____ Provided records

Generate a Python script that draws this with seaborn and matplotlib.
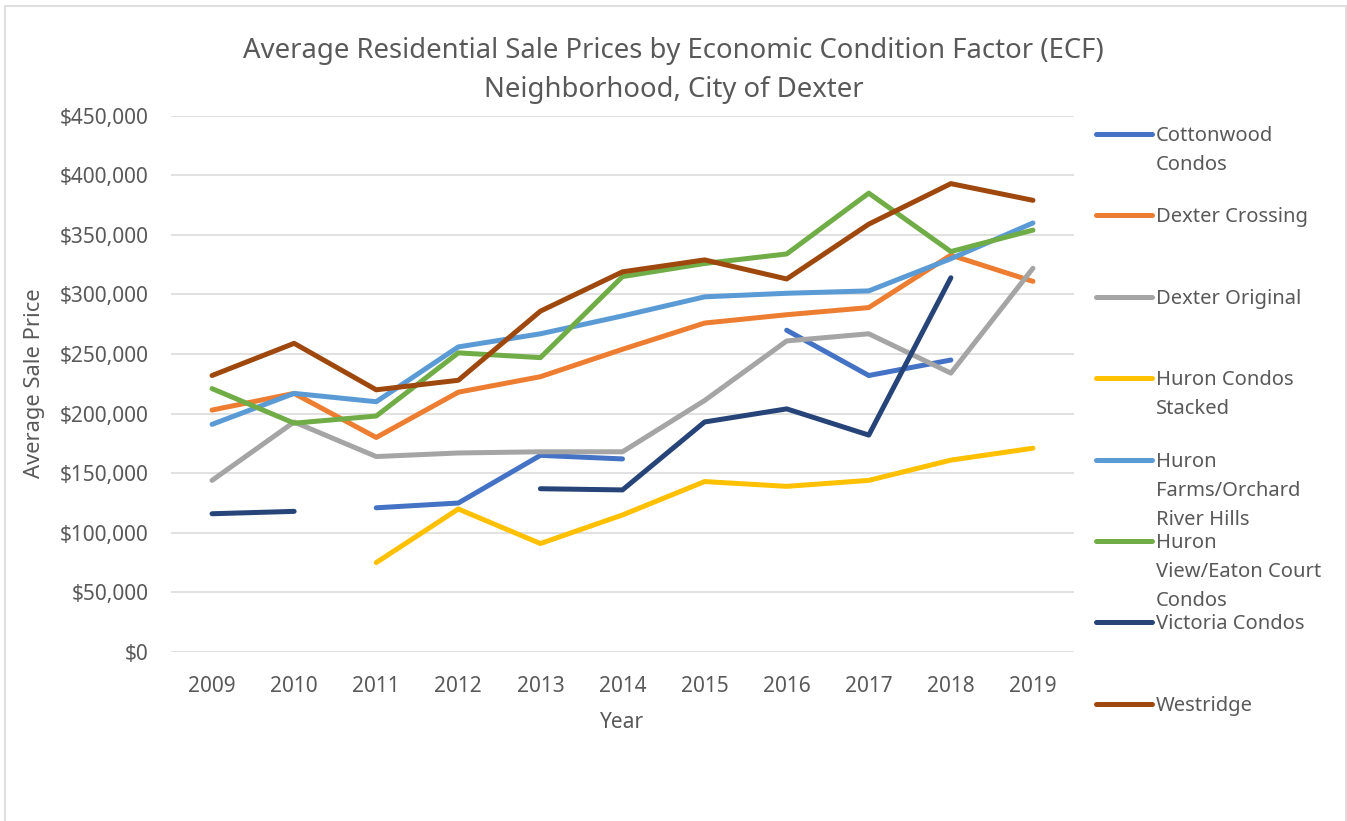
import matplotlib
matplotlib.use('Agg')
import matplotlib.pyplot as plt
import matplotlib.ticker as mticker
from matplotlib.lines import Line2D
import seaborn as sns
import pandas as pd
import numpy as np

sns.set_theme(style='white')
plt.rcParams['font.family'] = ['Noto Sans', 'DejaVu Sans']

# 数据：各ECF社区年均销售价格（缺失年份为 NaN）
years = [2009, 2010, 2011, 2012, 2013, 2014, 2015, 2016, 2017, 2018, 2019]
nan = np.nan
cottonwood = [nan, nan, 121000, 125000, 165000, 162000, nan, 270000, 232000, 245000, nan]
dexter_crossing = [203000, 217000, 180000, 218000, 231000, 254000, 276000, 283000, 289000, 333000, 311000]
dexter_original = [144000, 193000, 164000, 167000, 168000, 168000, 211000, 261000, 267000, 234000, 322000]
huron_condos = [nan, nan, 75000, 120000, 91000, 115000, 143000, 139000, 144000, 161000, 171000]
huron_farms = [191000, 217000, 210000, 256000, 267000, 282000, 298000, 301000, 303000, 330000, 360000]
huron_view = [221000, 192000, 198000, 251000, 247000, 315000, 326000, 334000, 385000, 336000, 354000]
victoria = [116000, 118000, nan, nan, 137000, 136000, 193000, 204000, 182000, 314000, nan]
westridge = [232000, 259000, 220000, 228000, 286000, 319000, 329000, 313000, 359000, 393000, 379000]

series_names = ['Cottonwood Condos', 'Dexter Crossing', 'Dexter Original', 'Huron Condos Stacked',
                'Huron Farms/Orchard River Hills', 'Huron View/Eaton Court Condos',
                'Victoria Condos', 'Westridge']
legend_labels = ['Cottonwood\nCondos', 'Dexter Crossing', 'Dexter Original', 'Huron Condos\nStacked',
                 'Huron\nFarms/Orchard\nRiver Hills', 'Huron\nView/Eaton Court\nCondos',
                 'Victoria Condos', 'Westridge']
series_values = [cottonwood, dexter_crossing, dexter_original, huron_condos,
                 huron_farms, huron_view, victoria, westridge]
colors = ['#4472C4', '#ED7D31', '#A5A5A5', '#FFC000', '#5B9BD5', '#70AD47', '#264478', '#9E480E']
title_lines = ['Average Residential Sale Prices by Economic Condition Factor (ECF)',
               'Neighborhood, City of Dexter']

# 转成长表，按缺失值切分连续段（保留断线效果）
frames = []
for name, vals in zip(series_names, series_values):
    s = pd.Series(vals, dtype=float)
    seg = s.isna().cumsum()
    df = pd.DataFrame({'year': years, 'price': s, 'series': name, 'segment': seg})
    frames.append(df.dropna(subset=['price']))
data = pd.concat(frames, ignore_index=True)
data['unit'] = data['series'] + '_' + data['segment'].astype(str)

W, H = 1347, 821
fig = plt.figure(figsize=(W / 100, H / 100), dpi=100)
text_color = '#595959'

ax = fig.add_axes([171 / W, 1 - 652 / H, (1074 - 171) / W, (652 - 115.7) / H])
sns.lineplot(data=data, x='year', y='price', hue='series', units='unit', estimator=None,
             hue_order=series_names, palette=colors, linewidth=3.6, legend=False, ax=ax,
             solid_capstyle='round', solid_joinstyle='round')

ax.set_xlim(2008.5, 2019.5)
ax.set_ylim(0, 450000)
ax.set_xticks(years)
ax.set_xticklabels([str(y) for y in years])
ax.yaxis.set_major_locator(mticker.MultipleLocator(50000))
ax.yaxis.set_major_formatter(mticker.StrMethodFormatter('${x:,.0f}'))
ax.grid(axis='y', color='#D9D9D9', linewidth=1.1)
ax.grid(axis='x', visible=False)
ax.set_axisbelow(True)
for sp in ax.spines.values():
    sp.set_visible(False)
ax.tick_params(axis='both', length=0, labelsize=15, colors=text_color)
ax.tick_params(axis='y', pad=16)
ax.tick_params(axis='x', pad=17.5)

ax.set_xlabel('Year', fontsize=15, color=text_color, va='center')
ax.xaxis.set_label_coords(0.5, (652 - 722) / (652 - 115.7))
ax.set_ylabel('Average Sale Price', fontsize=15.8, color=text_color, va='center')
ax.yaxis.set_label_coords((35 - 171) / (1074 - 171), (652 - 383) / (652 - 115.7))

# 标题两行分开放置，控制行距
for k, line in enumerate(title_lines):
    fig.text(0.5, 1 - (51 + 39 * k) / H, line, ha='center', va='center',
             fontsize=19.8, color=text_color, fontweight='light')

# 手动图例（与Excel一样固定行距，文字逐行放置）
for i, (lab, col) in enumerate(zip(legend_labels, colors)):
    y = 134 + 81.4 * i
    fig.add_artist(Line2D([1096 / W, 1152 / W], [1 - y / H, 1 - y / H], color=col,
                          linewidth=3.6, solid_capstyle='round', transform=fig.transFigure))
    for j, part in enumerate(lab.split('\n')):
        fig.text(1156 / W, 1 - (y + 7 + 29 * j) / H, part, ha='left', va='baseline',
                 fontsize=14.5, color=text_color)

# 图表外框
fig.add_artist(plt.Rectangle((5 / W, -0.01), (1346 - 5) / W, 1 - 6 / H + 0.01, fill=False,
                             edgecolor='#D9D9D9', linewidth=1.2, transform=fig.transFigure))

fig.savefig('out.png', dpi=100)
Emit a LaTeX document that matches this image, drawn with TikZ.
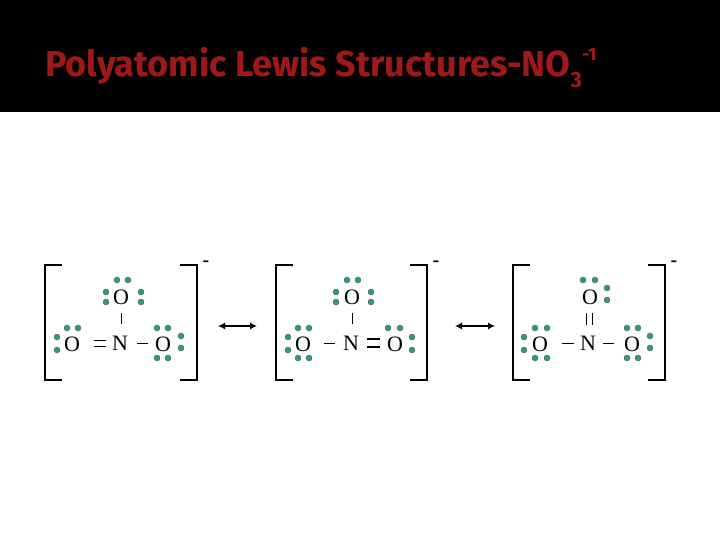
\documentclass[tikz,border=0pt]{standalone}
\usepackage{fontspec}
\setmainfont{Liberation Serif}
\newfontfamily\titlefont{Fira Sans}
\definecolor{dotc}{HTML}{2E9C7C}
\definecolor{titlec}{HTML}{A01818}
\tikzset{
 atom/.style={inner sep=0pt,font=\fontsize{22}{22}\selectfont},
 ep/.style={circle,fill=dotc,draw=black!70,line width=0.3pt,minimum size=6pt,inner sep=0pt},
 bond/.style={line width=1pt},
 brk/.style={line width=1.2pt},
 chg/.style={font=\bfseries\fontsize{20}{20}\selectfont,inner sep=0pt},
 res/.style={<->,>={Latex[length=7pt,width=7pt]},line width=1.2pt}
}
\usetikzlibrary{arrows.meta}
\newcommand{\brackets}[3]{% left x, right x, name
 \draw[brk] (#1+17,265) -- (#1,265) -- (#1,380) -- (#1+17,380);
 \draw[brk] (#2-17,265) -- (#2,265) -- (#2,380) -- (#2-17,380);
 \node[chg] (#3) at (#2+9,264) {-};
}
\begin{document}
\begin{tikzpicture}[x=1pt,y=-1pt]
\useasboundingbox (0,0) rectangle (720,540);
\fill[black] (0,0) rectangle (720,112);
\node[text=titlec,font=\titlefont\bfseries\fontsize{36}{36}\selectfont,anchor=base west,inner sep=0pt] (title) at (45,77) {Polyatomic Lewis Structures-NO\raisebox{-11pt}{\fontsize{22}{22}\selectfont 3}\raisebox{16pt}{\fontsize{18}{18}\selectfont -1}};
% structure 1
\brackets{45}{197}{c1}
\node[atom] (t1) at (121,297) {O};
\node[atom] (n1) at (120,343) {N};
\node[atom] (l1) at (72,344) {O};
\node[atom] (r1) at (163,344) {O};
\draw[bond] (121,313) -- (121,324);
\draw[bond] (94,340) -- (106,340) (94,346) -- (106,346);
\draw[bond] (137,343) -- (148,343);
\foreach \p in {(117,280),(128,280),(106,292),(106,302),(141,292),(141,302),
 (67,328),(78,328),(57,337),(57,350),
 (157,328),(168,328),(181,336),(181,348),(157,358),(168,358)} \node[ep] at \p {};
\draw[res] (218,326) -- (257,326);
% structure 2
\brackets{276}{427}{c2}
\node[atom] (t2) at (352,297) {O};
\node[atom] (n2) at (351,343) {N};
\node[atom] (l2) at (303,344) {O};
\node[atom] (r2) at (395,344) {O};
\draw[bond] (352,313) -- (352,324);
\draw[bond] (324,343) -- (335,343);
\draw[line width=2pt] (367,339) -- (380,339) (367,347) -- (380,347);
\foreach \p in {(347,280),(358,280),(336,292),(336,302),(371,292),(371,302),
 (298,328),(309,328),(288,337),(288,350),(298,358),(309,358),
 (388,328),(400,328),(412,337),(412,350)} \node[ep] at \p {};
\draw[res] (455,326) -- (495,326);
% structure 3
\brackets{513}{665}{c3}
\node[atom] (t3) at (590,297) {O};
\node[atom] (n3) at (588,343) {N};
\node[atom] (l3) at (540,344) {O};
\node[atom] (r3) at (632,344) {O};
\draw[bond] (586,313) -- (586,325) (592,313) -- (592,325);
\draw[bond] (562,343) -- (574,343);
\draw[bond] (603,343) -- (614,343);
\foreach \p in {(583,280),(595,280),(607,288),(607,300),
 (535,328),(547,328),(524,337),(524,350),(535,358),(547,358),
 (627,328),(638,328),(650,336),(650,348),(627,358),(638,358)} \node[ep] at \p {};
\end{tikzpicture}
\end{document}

________

Problem statement →
Without the pictures, write out the lines from the beginning of the entries through the line with "plt.rcParams['font.family'] = ['Noto".

Result for this task →
Generate a Python script that draws this with seaborn and matplotlib.
import matplotlib
matplotlib.use('Agg')
import matplotlib.pyplot as plt
import matplotlib.ticker as mticker
from matplotlib.lines import Line2D
import seaborn as sns
import pandas as pd
import numpy as np

sns.set_theme(style='white')
plt.rcParams['font.family'] = ['Noto Sans', 'DejaVu Sans']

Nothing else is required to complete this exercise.